#### TASK DETAILS:
Starting at the first line of the data, please print exactly those lines through the one that holds "['18:00', '18:30', '19:00', '19:30', '20:00', '20:30', '21:00']", omitting every picture.

#### COLLECTED DATA:
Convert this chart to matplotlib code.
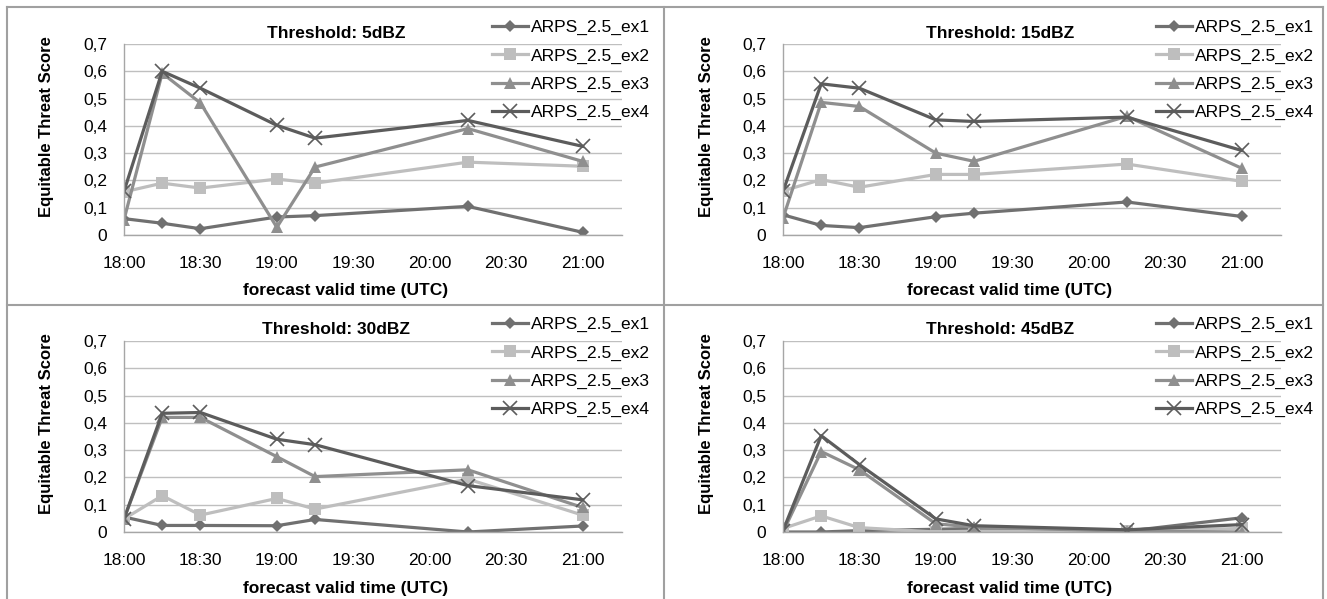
import matplotlib
matplotlib.use("Agg")
import matplotlib.pyplot as plt
from matplotlib.lines import Line2D

plt.rcParams['font.family'] = ['Liberation Sans', 'DejaVu Sans']

# forecast valid times (minutes after 18:00 UTC)
minutes = [0, 15, 30, 60, 75, 135, 180]
tick_minutes = [0, 30, 60, 90, 120, 150, 180]
tick_labels = ['18:00', '18:30', '19:00', '19:30', '20:00', '20:30', '21:00']

experiments = ['ARPS_2.5_ex1', 'ARPS_2.5_ex2', 'ARPS_2.5_ex3', 'ARPS_2.5_ex4']
thresholds = ['5dBZ', '15dBZ', '30dBZ', '45dBZ']

# equitable threat scores, one row per experiment
ets_5 = [
    [0.060, 0.043, 0.023, 0.066, 0.071, 0.105, 0.010],
    [0.158, 0.190, 0.172, 0.205, 0.190, 0.267, 0.252],
    [0.056, 0.593, 0.484, 0.028, 0.249, 0.390, 0.270],
    [0.160, 0.600, 0.538, 0.402, 0.355, 0.420, 0.325],
]
ets_15 = [
    [0.074, 0.035, 0.027, 0.067, 0.080, 0.121, 0.068],
    [0.162, 0.203, 0.175, 0.222, 0.222, 0.260, 0.197],
    [0.062, 0.486, 0.471, 0.300, 0.270, 0.435, 0.245],
    [0.160, 0.554, 0.538, 0.422, 0.416, 0.432, 0.310],
]
ets_30 = [
    [0.055, 0.024, 0.024, 0.023, 0.046, 0.000, 0.022],
    [0.048, 0.133, 0.062, 0.123, 0.084, 0.194, 0.062],
    [0.048, 0.420, 0.420, 0.276, 0.203, 0.228, 0.090],
    [0.048, 0.435, 0.438, 0.340, 0.320, 0.170, 0.118],
]
ets_45 = [
    [0.000, 0.000, 0.005, 0.010, 0.013, 0.003, 0.052],
    [0.013, 0.059, 0.016, 0.000, 0.003, 0.003, 0.013],
    [0.000, 0.295, 0.228, 0.030, 0.018, 0.003, 0.000],
    [0.005, 0.353, 0.247, 0.048, 0.023, 0.008, 0.027],
]
all_scores = [ets_5, ets_15, ets_30, ets_45]

colors = ['#707070', '#bebebe', '#8f8f8f', '#5c5c5c']
markers = ['D', 's', '^', 'x']
msizes = [6.5, 8.5, 8.5, 9.5]

W, H = 1327, 599
fig = plt.figure(figsize=(W / 100, H / 100), dpi=100)

# panel pixels from top-left: axes left, axes top (0.7), axes bottom (0), panel x offset, ylabel x
panels = [
    (124, 44, 235, 0, 47),
    (783, 44, 235, 664, 706),
    (124, 341, 532, 0, 47),
    (783, 341, 532, 664, 706),
]

for (left, top, bottom, x0, ylx), thr, scores in zip(panels, thresholds, all_scores):
    width = 498
    ax = fig.add_axes([left / W, (H - bottom) / H, width / W, (bottom - top) / H])
    for i, name in enumerate(experiments):
        ax.plot(minutes, scores[i], color=colors[i], lw=2.3, marker=markers[i],
                ms=msizes[i], mew=1.2 if markers[i] == 'x' else 0,
                mec=colors[i], label=name)
    ax.set_xlim(0, 195.5)
    ax.set_ylim(0, 0.7)
    ax.set_xticks(tick_minutes)
    ax.set_xticklabels(tick_labels)
    ax.set_yticks([0, 0.1, 0.2, 0.3, 0.4, 0.5, 0.6, 0.7])
    ax.set_yticklabels(['0', '0,1', '0,2', '0,3', '0,4', '0,5', '0,6', '0,7'])
    ax.tick_params(axis='both', length=0, labelsize=12.5)
    ax.tick_params(axis='x', pad=15)
    ax.tick_params(axis='y', pad=12)
    ax.grid(axis='y', color='#bfbfbf', lw=1)
    ax.set_axisbelow(True)
    for s in ['top', 'right']:
        ax.spines[s].set_visible(False)
    for s in ['left', 'bottom']:
        ax.spines[s].set_color('#a6a6a6')
        ax.spines[s].set_linewidth(1)

    fig.text((x0 + 336) / W, (H - top + 11) / H, 'Threshold: ' + thr,
             ha='center', va='center', fontsize=12.5, fontweight='bold')
    fig.text((x0 + 346) / W, (H - bottom - 56) / H, 'forecast valid time (UTC)',
             ha='center', va='center', fontsize=12.5, fontweight='bold')
    fig.text(ylx / W, (H - (top + bottom) / 2 + 13) / H, 'Equitable Threat Score',
             ha='center', va='center', rotation=90, fontsize=12, fontweight='bold')
    ax.legend(loc='upper left', bbox_to_anchor=((x0 + 492) / W, (H - top + 24) / H),
              bbox_transform=fig.transFigure, frameon=False, fontsize=12.5,
              handlelength=2.1, handletextpad=0.15, labelspacing=0.75, borderpad=0,
              borderaxespad=0)

# panel borders
bc = '#a0a0a0'
fig.add_artist(Line2D([7 / W, 7 / W], [0, (H - 7) / H], color=bc, lw=1.5))
fig.add_artist(Line2D([1323 / W, 1323 / W], [0, (H - 7) / H], color=bc, lw=1.5))
fig.add_artist(Line2D([664 / W, 664 / W], [0, (H - 7) / H], color=bc, lw=1.5))
fig.add_artist(Line2D([7 / W, 1323 / W], [(H - 7) / H, (H - 7) / H], color=bc, lw=1.5))
fig.add_artist(Line2D([7 / W, 1323 / W], [(H - 305) / H, (H - 305) / H], color=bc, lw=1.5))

fig.savefig('out.png', dpi=100)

#### RESULT:
Convert this chart to matplotlib code.
import matplotlib
matplotlib.use("Agg")
import matplotlib.pyplot as plt
from matplotlib.lines import Line2D

plt.rcParams['font.family'] = ['Liberation Sans', 'DejaVu Sans']

# forecast valid times (minutes after 18:00 UTC)
minutes = [0, 15, 30, 60, 75, 135, 180]
tick_minutes = [0, 30, 60, 90, 120, 150, 180]
tick_labels = ['18:00', '18:30', '19:00', '19:30', '20:00', '20:30', '21:00']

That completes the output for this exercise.